Und wenn ich nun restify() mit odtwriter statt htmlwriter aufriefe? Linos neue Funktion lino.utils.restify.rst2odt() tut ungefähr das Gleiche wie Dave Kuhlmans Skript, aber wird im gleichen Python-Prozess aufgerufen. Und weil ich nur einen kleinen Teil eines .odt-Dokuments will, subclasse ich seinen Writer. Geht fein… aber er verwendet ja natürlich andere Style mappings als appy.pod.

Ich merke schon, dass mein lino.utils.xmlgen.odf vielleicht Unsinn ist.

Und ich habe keine Ahnung, wodurch der Bug ausgelöst wurde (also wie ich ihn umgehen kann). Dabei würde ich doch so gern für Donnerstag meinen Französischkurs auch ausdrucken… Mit der Web-Version fange ich an, einigermaßen zufrieden zu sein. Aber für die Schüler müsste ich eine Verson auf Papier machen.

xhtml2odt

The bug described in the previous section made me discover http://xhtml2odt.org/. xhtml2odt, like appy.pod, generates .odt files. But unlike appy.pod it uses XSL translation to convert xhtml to odt. I played around and got some results (see /lino/modlib/vocbook/base.py). My idea was to feed the content.xml as a template through Cheetah in order to replace variable content.

The following error caused me some headache:

Error while evaluating the expression "self.as_odt()" defined in the "from" part of a statement.
File "<string>", line 1, in <module>
File "t:\hgwork\lino\lino\modlib\vocbook\base.py", line 614, in as_odt
xhtml = odtfile.xhtml_to_odt(xhtml)
File "l:\snapshots\xhtml2odt-1.3\xhtml2odt.py", line 291, in xhtml_to_odt
odt = transform(xhtml, **params)
File "xslt.pxi", line 568, in lxml.etree.XSLT.__call__ (src/lxml/lxml.etree.c:120289)
<class 'lxml.etree.XSLTApplyError'>: xsl:comment : '--' or ending '-' not allowed in comment

It comes when there is an unknown tag in my source (and when verbose is True).

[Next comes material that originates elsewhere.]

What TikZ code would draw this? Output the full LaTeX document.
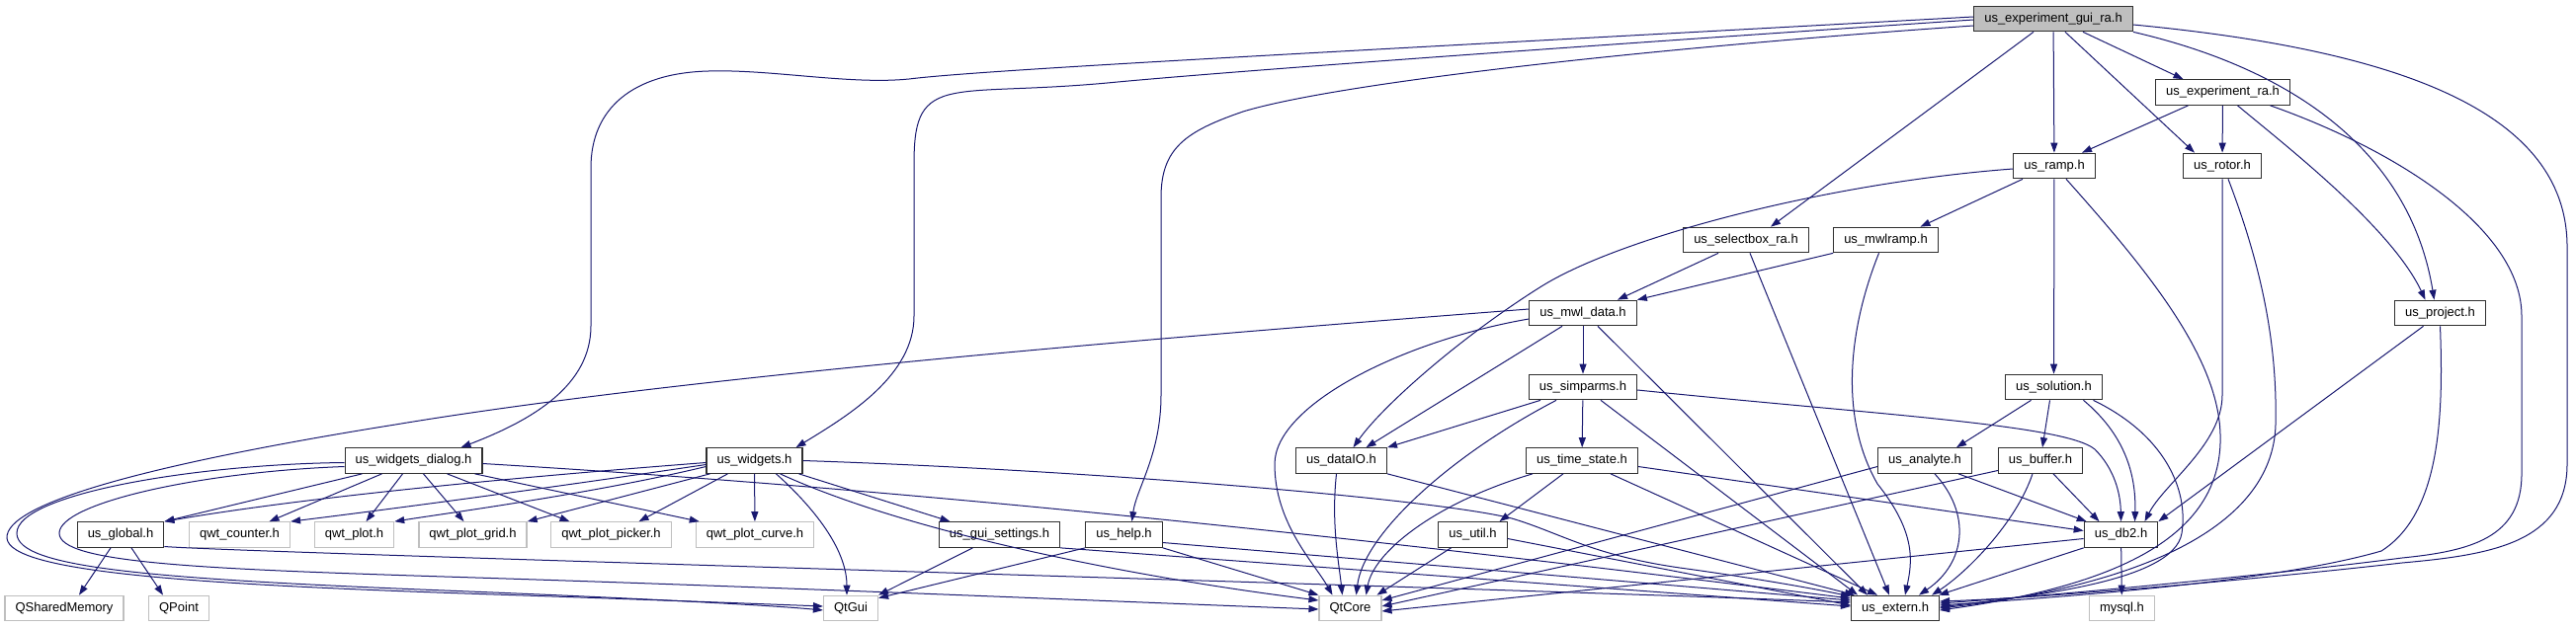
\documentclass[tikz,border=0pt]{standalone}
\usepackage{fontspec}
\setmainfont{Liberation Sans}
\usetikzlibrary{arrows.meta}
\definecolor{edgec}{HTML}{191970}
\definecolor{grayb}{HTML}{BFBFBF}
\definecolor{boxb}{HTML}{303030}
\begin{document}
\begin{tikzpicture}[x=1pt,y=-1pt,
  box/.style={draw=boxb, line width=1.2pt, fill=white, font=\fontsize{13}{15}\selectfont,
    minimum height=25.5pt, inner xsep=10.5pt, inner ysep=0pt, text height=9.5pt, text depth=2.6pt},
  extbox/.style={box, draw=grayb},
  dep/.style={draw=edgec, line width=1pt, -{Triangle[length=10pt,width=7pt]}}]
\fill[white] (0,0) rectangle (2607,635);
\useasboundingbox (0,0) rectangle (2607,635);

% nodes
\node[box, fill=grayb] (gui) at (2078,19) {us\_experiment\_gui\_ra.h};
\node[box] (exp) at (2249.5,93.5) {us\_experiment\_ra.h};
\node[box] (ramp) at (2079,168) {us\_ramp.h};
\node[box] (rotor) at (2249,168) {us\_rotor.h};
\node[box] (sel) at (1767,243) {us\_selectbox\_ra.h};
\node[box] (mwlramp) at (1908.5,243) {us\_mwlramp.h};
\node[box] (project) at (2469.5,317) {us\_project.h};
\node[box] (mwldata) at (1602,317) {us\_mwl\_data.h};
\node[box] (solution) at (2078.5,392) {us\_solution.h};
\node[box] (simparms) at (1602,392) {us\_simparms.h};
\node[box] (dataio) at (1357.5,466.5) {us\_dataIO.h};
\node[box] (timestate) at (1601,466.5) {us\_time\_state.h};
\node[box] (analyte) at (1948,466.5) {us\_analyte.h};
\node[box] (buffer) at (2065,466.5) {us\_buffer.h};
\node[box] (wd) at (418.5,466.5) {us\_widgets\_dialog.h};
\node[box] (widgets) at (763.5,466.5) {us\_widgets.h};
\node[box] (global) at (122,541.5) {us\_global.h};
\node[extbox] (counter) at (242.5,541.5) {qwt\_counter.h};
\node[extbox] (plot) at (358.5,541.5) {qwt\_plot.h};
\node[extbox] (grid) at (478.5,541.5) {qwt\_plot\_grid.h};
\node[extbox] (picker) at (618.5,541.5) {qwt\_plot\_picker.h};
\node[extbox] (curve) at (764,541.5) {qwt\_plot\_curve.h};
\node[box] (guiset) at (1011.5,541.5) {us\_gui\_settings.h};
\node[box] (help) at (1137.5,541.5) {us\_help.h};
\node[box] (util) at (1490.5,541.5) {us\_util.h};
\node[box] (db2) at (2146.5,541.5) {us\_db2.h};
\node[extbox] (qsm) at (65,616) {QSharedMemory};
\node[extbox] (qpoint) at (181,616) {QPoint};
\node[extbox] (qtgui) at (861,616) {QtGui};
\node[extbox] (qtcore) at (1366.5,616) {QtCore};
\node[box] (usext) at (1918,616) {us\_extern.h};
\node[extbox] (mysql) at (2147.5,616) {mysql.h};

% gui
\draw[dep] ([yshift=2pt]gui.west) .. controls (1400,50) and (1000,70) .. (920,80) .. controls (860,86) and (780,70) .. (717,72) .. controls (640,74) and (598,110) .. (598,170) -- (598,330) .. controls (598,390) and (540,425) .. ([xshift=48pt]wd.north);
\draw[dep] ([yshift=-1pt]gui.west) .. controls (1550,50) and (1250,72) .. (1131,83) .. controls (1040,92) and (990,88) .. (960,96) .. controls (930,104) and (925,125) .. (925,167) -- (925,320) .. controls (925,380) and (860,420) .. ([xshift=42pt]widgets.north);
\draw[dep] ([yshift=-7pt]gui.west) .. controls (1650,50) and (1350,85) .. (1258,113) .. controls (1200,133) and (1175,150) .. (1175,200) -- (1175,400) .. controls (1175,460) and (1150,495) .. ([xshift=8pt]help.north);
\draw[dep] ([xshift=-20pt]gui.south) -- ([xshift=25pt]sel.north);
\draw[dep] (gui) -- (ramp);
\draw[dep] ([xshift=12pt]gui.south) -- ([xshift=-28pt]rotor.north);
\draw[dep] ([xshift=30pt]gui.south) -- ([xshift=-40pt]exp.north);
\draw[dep] (gui.south east) .. controls (2330,72) and (2440,160) .. ([xshift=-6pt]project.north);
\draw[dep] ([yshift=-6pt]gui.east) .. controls (2420,50) and (2598,110) .. (2598,250) -- (2598,470) .. controls (2598,550) and (2520,562) .. (2431,570) .. controls (2300,585) and (2080,605) .. ([yshift=7pt]usext.east);

% exp
\draw[dep] ([xshift=-35pt]exp.south) -- ([xshift=28pt]ramp.north);
\draw[dep] (exp) -- (rotor);
\draw[dep] ([xshift=15pt]exp.south) .. controls (2310,145) and (2420,230) .. ([xshift=-15pt]project.north);
\draw[dep] ([xshift=48pt]exp.south) .. controls (2420,150) and (2552,230) .. (2552,320) -- (2552,480) .. controls (2552,545) and (2500,558) .. (2431,565) .. controls (2300,582) and (2080,603) .. ([yshift=5pt]usext.east);

% ramp
\draw[dep] ([yshift=-3pt]ramp.west) .. controls (1850,185) and (1640,240) .. (1560,290) .. controls (1480,340) and (1400,410) .. ([xshift=12pt]dataio.north);
\draw[dep] ([xshift=-32pt]ramp.south) -- ([xshift=35pt]mwlramp.north);
\draw[dep] (ramp) -- (solution);
\draw[dep] ([xshift=12pt]ramp.south) .. controls (2170,270) and (2245,360) .. (2247,440) .. controls (2250,540) and (2150,592) .. ([yshift=-2pt]usext.east);

% rotor
\draw[dep] (rotor.south) -- (2249,400) .. controls (2249,450) and (2190,490) .. ([xshift=24pt]db2.north);
\draw[dep] ([xshift=6pt]rotor.south) .. controls (2285,260) and (2305,340) .. (2303,430) .. controls (2300,540) and (2150,595) .. (usext.east);

% selectbox, mwlramp
\draw[dep] ([xshift=-28pt]sel.south) -- ([xshift=35pt]mwldata.north);
\draw[dep] ([xshift=4pt]sel.south) -- ([xshift=-6pt]usext.north);
\draw[dep] (mwlramp.south west) -- (mwldata.north east);
\draw[dep] ([xshift=-7pt]mwlramp.south) .. controls (1872,330) and (1860,420) .. (1900,490) .. controls (1940,540) and (1935,570) .. ([xshift=10pt]usext.north);

% mwl_data
\draw[dep] ([yshift=4pt]mwldata.west) .. controls (1200,340) and (700,380) .. (400,430) .. controls (150,470) and (5,510) .. (7,545) .. controls (10,580) and (200,592) .. (500,602) .. controls (650,607) and (780,612) .. ([yshift=2pt]qtgui.west);
\draw[dep] ([yshift=-6pt]mwldata.west) .. controls (1420,345) and (1290,410) .. (1290,470) .. controls (1290,530) and (1330,570) .. ([xshift=-18pt]qtcore.north);
\draw[dep] ([xshift=-21pt]mwldata.south) -- ([xshift=25pt]dataio.north);
\draw[dep] (mwldata) -- (simparms);
\draw[dep] ([xshift=15pt]mwldata.south) -- ([xshift=-28pt]usext.north);

% simparms
\draw[dep] ([xshift=-43pt]simparms.south) -- (dataio.north east);
\draw[dep] (simparms) -- (timestate);
\draw[dep] ([xshift=-27pt]simparms.south) .. controls (1470,460) and (1380,540) .. ([xshift=6pt]qtcore.north);
\draw[dep] ([xshift=18pt]simparms.south) -- ([xshift=-38pt]usext.north);
\draw[dep] ([yshift=-3pt]simparms.east) .. controls (1900,420) and (2090,430) .. (2120,455) .. controls (2140,475) and (2146,500) .. (db2.north);

% dataIO
\draw[dep] ([xshift=-5pt]dataio.south) .. controls (1347,530) and (1355,570) .. ([xshift=-8pt]qtcore.north);
\draw[dep] (dataio.south east) -- ([xshift=4pt]usext.north west);

% time_state
\draw[dep] ([xshift=-19pt]timestate.south) -- ([xshift=27pt]util.north);
\draw[dep] ([xshift=-50pt]timestate.south) .. controls (1450,510) and (1390,560) .. ([xshift=16pt]qtcore.north);
\draw[dep] ([xshift=29pt]timestate.south) -- ([xshift=-18pt]usext.north);
\draw[dep] ([yshift=-6pt]timestate.east) -- ([yshift=4pt]db2.west);

% util
\draw[dep] ([xshift=-22pt]util.south) -- ([xshift=27pt]qtcore.north);
\draw[dep] ([yshift=-4pt]util.east) -- ([yshift=3pt]usext.west);

% solution
\draw[dep] ([xshift=-23pt]solution.south) -- ([xshift=32pt]analyte.north);
\draw[dep] ([xshift=-4pt]solution.south) -- ([xshift=2pt]buffer.north);
\draw[dep] ([xshift=30pt]solution.south) .. controls (2150,440) and (2162,480) .. ([xshift=14pt]db2.north);
\draw[dep] ([xshift=40pt]solution.south) .. controls (2190,440) and (2215,495) .. (2208,540) .. controls (2200,590) and (2050,604) .. ([yshift=1pt]usext.east);

% analyte
\draw[dep] ([yshift=-6pt]analyte.west) -- ([yshift=8pt]qtcore.east);
\draw[dep] ([xshift=10pt]analyte.south) .. controls (1995,520) and (1990,570) .. ([xshift=24pt]usext.north);
\draw[dep] ([xshift=34pt]analyte.south) -- ([xshift=3pt]db2.north west);

% buffer
\draw[dep] ([yshift=-10pt]buffer.west) -- ([yshift=2pt]qtcore.east);
\draw[dep] ([xshift=-8pt]buffer.south) .. controls (2040,530) and (1990,580) .. ([xshift=-8pt]usext.north east);
\draw[dep] ([xshift=13pt]buffer.south) -- ([xshift=-22pt]db2.north);

% db2
\draw[dep] ([yshift=-4pt]db2.west) -- ([yshift=-3pt]qtcore.east);
\draw[dep] (db2.south west) -- ([xshift=-1pt]usext.north east);
\draw[dep] (db2) -- (mysql);

% project
\draw[dep] ([xshift=-17pt]project.south) -- (db2.north east);
\draw[dep] (project.south) .. controls (2473,420) and (2470,520) .. (2410,558) .. controls (2300,590) and (2080,605) .. ([yshift=3pt]usext.east);

% widgets_dialog
\draw[dep] ([xshift=-52pt]wd.south) -- (global.north east);
\draw[dep] ([xshift=-32pt]wd.south) -- ([xshift=30pt]counter.north);
\draw[dep] ([xshift=-11pt]wd.south) -- ([xshift=12pt]plot.north);
\draw[dep] ([xshift=10pt]wd.south) -- ([xshift=-9pt]grid.north);
\draw[dep] ([xshift=34pt]wd.south) -- ([xshift=-42pt]picker.north);
\draw[dep] ([xshift=-8pt]wd.south east) -- ([xshift=4pt]curve.north west);
\draw[dep] ([yshift=-2pt]wd.west) .. controls (200,470) and (17,500) .. (17,540) .. controls (17,575) and (150,586) .. (450,598) .. controls (650,606) and (780,613) .. ([yshift=-2pt]qtgui.west);
\draw[dep] ([yshift=-6pt]wd.west) .. controls (200,478) and (60,510) .. (60,540) .. controls (60,570) and (200,576) .. (450,584) .. controls (800,595) and (1100,608) .. ([yshift=-1pt]qtcore.west);
\draw[dep] ([yshift=-3pt]wd.east) .. controls (1000,500) and (1500,560) .. ([yshift=10pt]usext.west);

% widgets
\draw[dep] ([yshift=-2pt]widgets.west) .. controls (500,485) and (300,505) .. (global.north east);
\draw[dep] ([yshift=-4pt]widgets.west) .. controls (550,495) and (400,515) .. (counter.north east);
\draw[dep] ([yshift=-6pt]widgets.west) .. controls (600,500) and (450,520) .. (plot.north east);
\draw[dep] ([xshift=-45pt]widgets.south) -- (grid.north east);
\draw[dep] ([xshift=-27pt]widgets.south) -- ([xshift=28pt]picker.north);
\draw[dep] (widgets) -- (curve);
\draw[dep] ([xshift=22pt]widgets.south) .. controls (830,520) and (857,560) .. ([xshift=-4pt]qtgui.north);
\draw[dep] ([xshift=26pt]widgets.south) .. controls (920,540) and (1150,585) .. ([yshift=8pt]qtcore.west);
\draw[dep] ([xshift=45pt]widgets.south) -- ([xshift=-50pt]guiset.north);
\draw[dep] (widgets.east) .. controls (1100,476) and (1450,505) .. (1530,525) .. controls (1580,540) and (1610,562) .. (1700,575) .. controls (1780,586) and (1840,597) .. ([yshift=12pt]usext.west);

% global
\draw[dep] ([xshift=-10pt]global.south) -- ([xshift=15pt]qsm.north);
\draw[dep] ([xshift=11pt]global.south) -- ([xshift=-16pt]qpoint.north);
\draw[dep] ([yshift=-12pt]global.east) .. controls (250,560) and (1500,595) .. ([yshift=6pt]usext.west);

% gui_settings, help
\draw[dep] ([xshift=-27pt]guiset.south) -- (qtgui.north east);
\draw[dep] (guiset.south east) -- ([yshift=2pt]usext.west);
\draw[dep] (help.south west) -- ([yshift=-3pt]qtgui.north east);
\draw[dep] (help.south east) -- (qtcore.north west);
\draw[dep] ([yshift=-8pt]help.east) -- ([yshift=8pt]usext.west);
\end{tikzpicture}
\end{document}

It is caused by the following rule in xhtml2odt.xsl:

<!-- Leave alone unknown tags -->
<xsl:template match="*">
    <xsl:if test="$debug">
        <xsl:comment>Unknown tag : <xsl:value-of select="name(.)"/><xsl:value-of select="."/></xsl:comment>
    </xsl:if>
    <xsl:copy>
        <xsl:copy-of select="@*"/>
        <xsl:apply-templates/>
    </xsl:copy>
</xsl:template>

When the case happens, I temporarily replace the <xsl:comment> by <text:p> so I can at least see the reason. Couldn’t decide whether or not this is a bug in xhtml2odt…

Anyway I stopped this direction again (USE_XHTML2ODT = False in the source code) because I discovered a workaround for the urgent appy.pod problem, and because I understood that my idea might not be trivial to finish. appy.pod seems more suited for my use case, also concerning management of styles.

Still I have a feeling that Aurélien’s approach of using XSLT is more “healthy” than Gaëtan’s self-written parser. Is it possible to combine both?